### TO BE DONE:
Exclude pictures. Extract exactly the lines from the one that contains "Output the LaTeX" down to the one that contains "(p12 |- lock.south);", both included.

### DATA LINES:
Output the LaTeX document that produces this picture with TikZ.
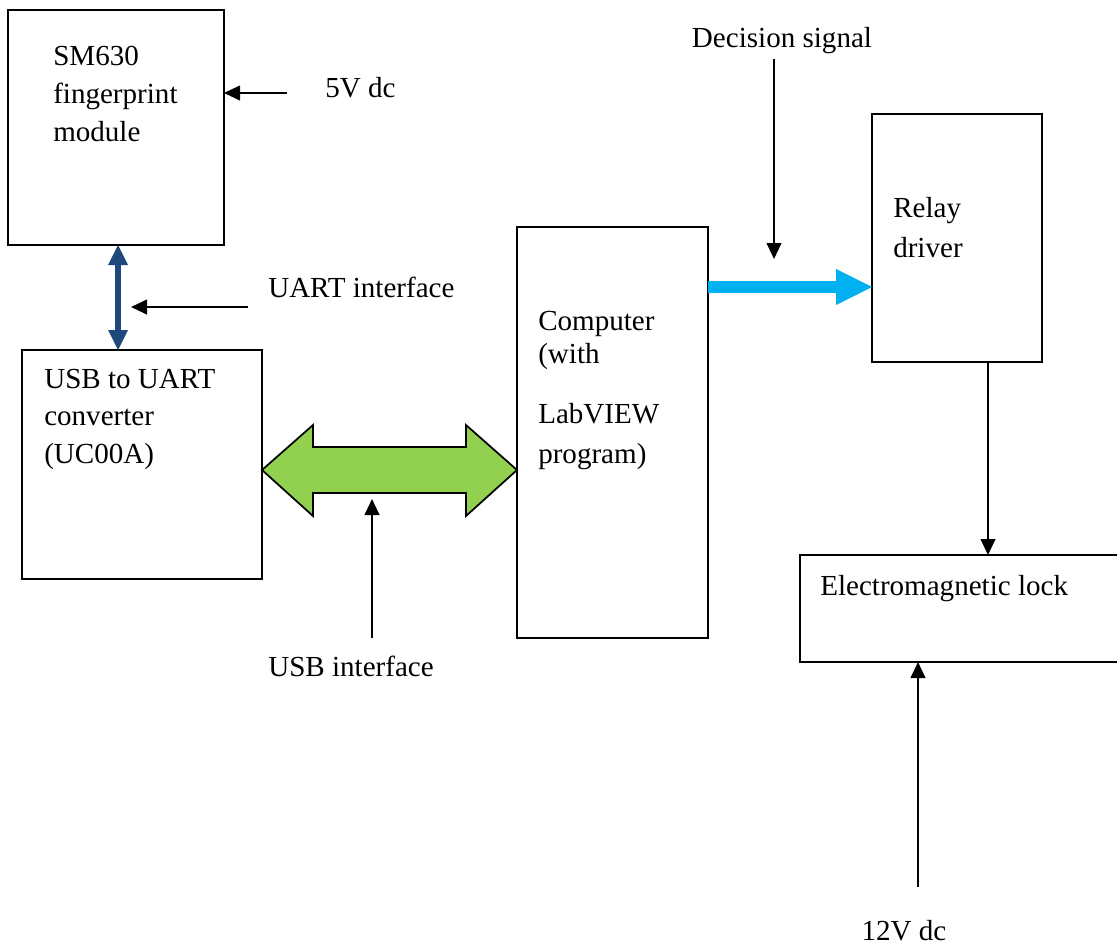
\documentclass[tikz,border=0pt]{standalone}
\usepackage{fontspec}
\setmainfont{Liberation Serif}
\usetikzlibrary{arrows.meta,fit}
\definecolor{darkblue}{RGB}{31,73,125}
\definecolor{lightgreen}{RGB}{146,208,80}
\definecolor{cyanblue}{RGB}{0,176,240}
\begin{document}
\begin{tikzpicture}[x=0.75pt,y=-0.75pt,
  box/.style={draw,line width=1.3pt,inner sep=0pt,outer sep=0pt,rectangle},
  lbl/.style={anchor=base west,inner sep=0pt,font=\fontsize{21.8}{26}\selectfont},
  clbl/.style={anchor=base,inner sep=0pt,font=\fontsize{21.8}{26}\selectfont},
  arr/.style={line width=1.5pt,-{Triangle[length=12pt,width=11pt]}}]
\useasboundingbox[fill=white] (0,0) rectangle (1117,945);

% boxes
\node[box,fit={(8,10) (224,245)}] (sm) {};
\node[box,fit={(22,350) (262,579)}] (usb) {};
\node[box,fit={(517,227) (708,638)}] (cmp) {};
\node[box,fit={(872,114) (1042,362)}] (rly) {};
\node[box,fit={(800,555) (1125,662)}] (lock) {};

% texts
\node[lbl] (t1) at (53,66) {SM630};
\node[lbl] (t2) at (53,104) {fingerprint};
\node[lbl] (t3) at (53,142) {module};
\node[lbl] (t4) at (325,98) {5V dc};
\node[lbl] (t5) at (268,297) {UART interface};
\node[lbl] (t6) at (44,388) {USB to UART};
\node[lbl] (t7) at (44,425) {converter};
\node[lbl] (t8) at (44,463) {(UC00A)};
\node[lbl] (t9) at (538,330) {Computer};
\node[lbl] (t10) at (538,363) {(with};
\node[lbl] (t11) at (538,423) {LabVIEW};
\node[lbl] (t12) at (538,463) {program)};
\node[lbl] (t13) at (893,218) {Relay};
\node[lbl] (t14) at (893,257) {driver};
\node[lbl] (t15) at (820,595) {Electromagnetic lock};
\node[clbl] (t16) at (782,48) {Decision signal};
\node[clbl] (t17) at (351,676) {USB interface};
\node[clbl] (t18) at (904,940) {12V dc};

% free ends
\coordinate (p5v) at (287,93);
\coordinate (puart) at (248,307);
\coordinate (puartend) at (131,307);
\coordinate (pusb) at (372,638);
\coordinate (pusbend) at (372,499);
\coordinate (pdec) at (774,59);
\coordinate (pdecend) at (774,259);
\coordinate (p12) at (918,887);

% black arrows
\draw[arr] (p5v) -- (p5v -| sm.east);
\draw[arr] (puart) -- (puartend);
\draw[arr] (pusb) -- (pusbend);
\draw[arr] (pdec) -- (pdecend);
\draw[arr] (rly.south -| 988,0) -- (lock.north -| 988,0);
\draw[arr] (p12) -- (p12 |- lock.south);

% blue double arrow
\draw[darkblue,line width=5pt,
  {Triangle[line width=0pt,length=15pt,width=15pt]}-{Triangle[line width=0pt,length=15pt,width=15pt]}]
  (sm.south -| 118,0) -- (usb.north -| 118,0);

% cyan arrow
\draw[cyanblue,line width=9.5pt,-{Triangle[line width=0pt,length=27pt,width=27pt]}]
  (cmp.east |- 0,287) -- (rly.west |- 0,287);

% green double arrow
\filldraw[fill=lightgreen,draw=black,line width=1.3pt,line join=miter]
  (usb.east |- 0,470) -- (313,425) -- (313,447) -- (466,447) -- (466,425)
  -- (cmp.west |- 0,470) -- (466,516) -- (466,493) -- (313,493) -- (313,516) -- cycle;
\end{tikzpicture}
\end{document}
* * *
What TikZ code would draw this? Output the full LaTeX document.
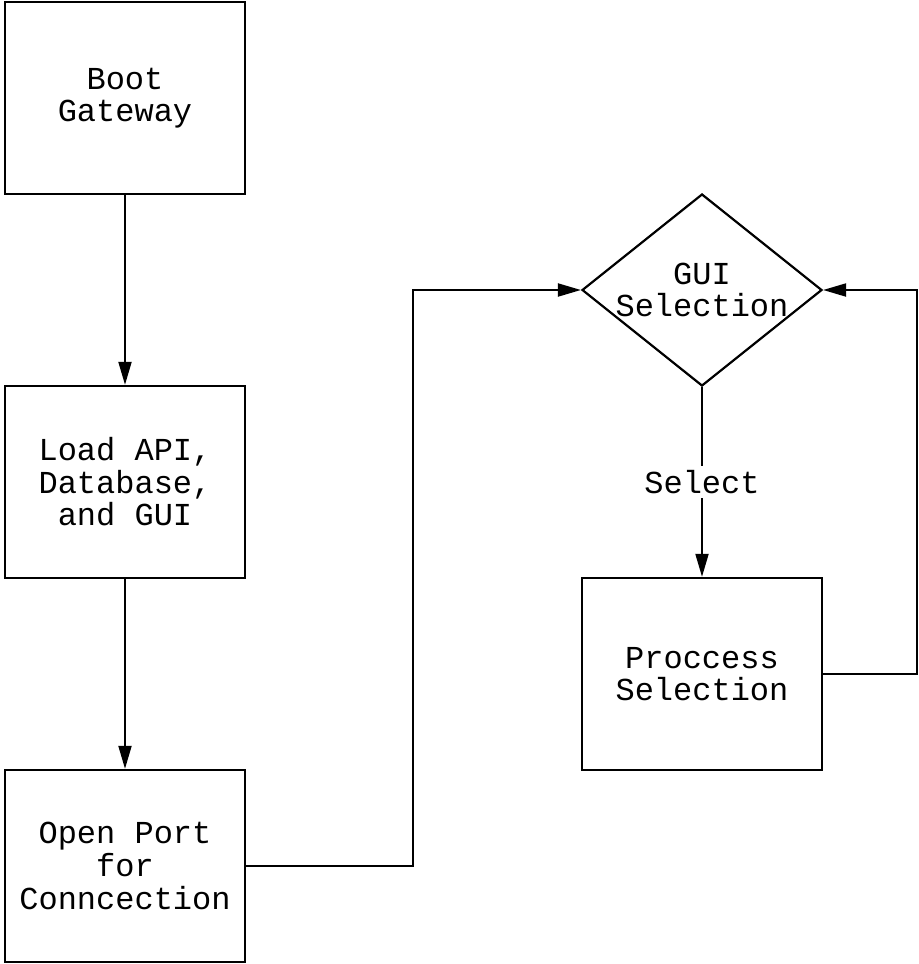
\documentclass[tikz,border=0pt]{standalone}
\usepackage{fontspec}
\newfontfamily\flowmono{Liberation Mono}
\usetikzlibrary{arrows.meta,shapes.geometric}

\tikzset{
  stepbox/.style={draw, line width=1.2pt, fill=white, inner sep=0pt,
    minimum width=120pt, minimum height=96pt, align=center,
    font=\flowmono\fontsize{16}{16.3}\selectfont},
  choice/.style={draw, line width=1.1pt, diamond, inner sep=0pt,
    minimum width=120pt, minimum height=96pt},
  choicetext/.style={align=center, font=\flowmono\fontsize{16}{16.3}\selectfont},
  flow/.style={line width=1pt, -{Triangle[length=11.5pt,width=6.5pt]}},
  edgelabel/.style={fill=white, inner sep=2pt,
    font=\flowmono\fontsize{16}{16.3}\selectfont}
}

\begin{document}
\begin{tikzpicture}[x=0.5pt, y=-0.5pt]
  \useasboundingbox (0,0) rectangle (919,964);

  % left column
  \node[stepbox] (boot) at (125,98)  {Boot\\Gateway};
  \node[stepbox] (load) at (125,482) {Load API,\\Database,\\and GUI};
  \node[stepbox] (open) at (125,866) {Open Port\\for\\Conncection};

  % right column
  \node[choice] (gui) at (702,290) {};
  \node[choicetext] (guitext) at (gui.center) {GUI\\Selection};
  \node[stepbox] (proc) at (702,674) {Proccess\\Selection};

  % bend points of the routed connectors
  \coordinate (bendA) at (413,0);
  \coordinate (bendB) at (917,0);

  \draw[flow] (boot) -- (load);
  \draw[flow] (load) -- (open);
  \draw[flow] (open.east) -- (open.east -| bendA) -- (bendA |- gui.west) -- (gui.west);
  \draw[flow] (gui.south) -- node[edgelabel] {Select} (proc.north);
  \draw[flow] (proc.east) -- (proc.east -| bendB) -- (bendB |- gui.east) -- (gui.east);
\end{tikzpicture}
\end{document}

### THE RESPONSE:
Output the LaTeX document that produces this picture with TikZ.
\documentclass[tikz,border=0pt]{standalone}
\usepackage{fontspec}
\setmainfont{Liberation Serif}
\usetikzlibrary{arrows.meta,fit}
\definecolor{darkblue}{RGB}{31,73,125}
\definecolor{lightgreen}{RGB}{146,208,80}
\definecolor{cyanblue}{RGB}{0,176,240}
\begin{document}
\begin{tikzpicture}[x=0.75pt,y=-0.75pt,
  box/.style={draw,line width=1.3pt,inner sep=0pt,outer sep=0pt,rectangle},
  lbl/.style={anchor=base west,inner sep=0pt,font=\fontsize{21.8}{26}\selectfont},
  clbl/.style={anchor=base,inner sep=0pt,font=\fontsize{21.8}{26}\selectfont},
  arr/.style={line width=1.5pt,-{Triangle[length=12pt,width=11pt]}}]
\useasboundingbox[fill=white] (0,0) rectangle (1117,945);

% boxes
\node[box,fit={(8,10) (224,245)}] (sm) {};
\node[box,fit={(22,350) (262,579)}] (usb) {};
\node[box,fit={(517,227) (708,638)}] (cmp) {};
\node[box,fit={(872,114) (1042,362)}] (rly) {};
\node[box,fit={(800,555) (1125,662)}] (lock) {};

% texts
\node[lbl] (t1) at (53,66) {SM630};
\node[lbl] (t2) at (53,104) {fingerprint};
\node[lbl] (t3) at (53,142) {module};
\node[lbl] (t4) at (325,98) {5V dc};
\node[lbl] (t5) at (268,297) {UART interface};
\node[lbl] (t6) at (44,388) {USB to UART};
\node[lbl] (t7) at (44,425) {converter};
\node[lbl] (t8) at (44,463) {(UC00A)};
\node[lbl] (t9) at (538,330) {Computer};
\node[lbl] (t10) at (538,363) {(with};
\node[lbl] (t11) at (538,423) {LabVIEW};
\node[lbl] (t12) at (538,463) {program)};
\node[lbl] (t13) at (893,218) {Relay};
\node[lbl] (t14) at (893,257) {driver};
\node[lbl] (t15) at (820,595) {Electromagnetic lock};
\node[clbl] (t16) at (782,48) {Decision signal};
\node[clbl] (t17) at (351,676) {USB interface};
\node[clbl] (t18) at (904,940) {12V dc};

% free ends
\coordinate (p5v) at (287,93);
\coordinate (puart) at (248,307);
\coordinate (puartend) at (131,307);
\coordinate (pusb) at (372,638);
\coordinate (pusbend) at (372,499);
\coordinate (pdec) at (774,59);
\coordinate (pdecend) at (774,259);
\coordinate (p12) at (918,887);

% black arrows
\draw[arr] (p5v) -- (p5v -| sm.east);
\draw[arr] (puart) -- (puartend);
\draw[arr] (pusb) -- (pusbend);
\draw[arr] (pdec) -- (pdecend);
\draw[arr] (rly.south -| 988,0) -- (lock.north -| 988,0);
\draw[arr] (p12) -- (p12 |- lock.south);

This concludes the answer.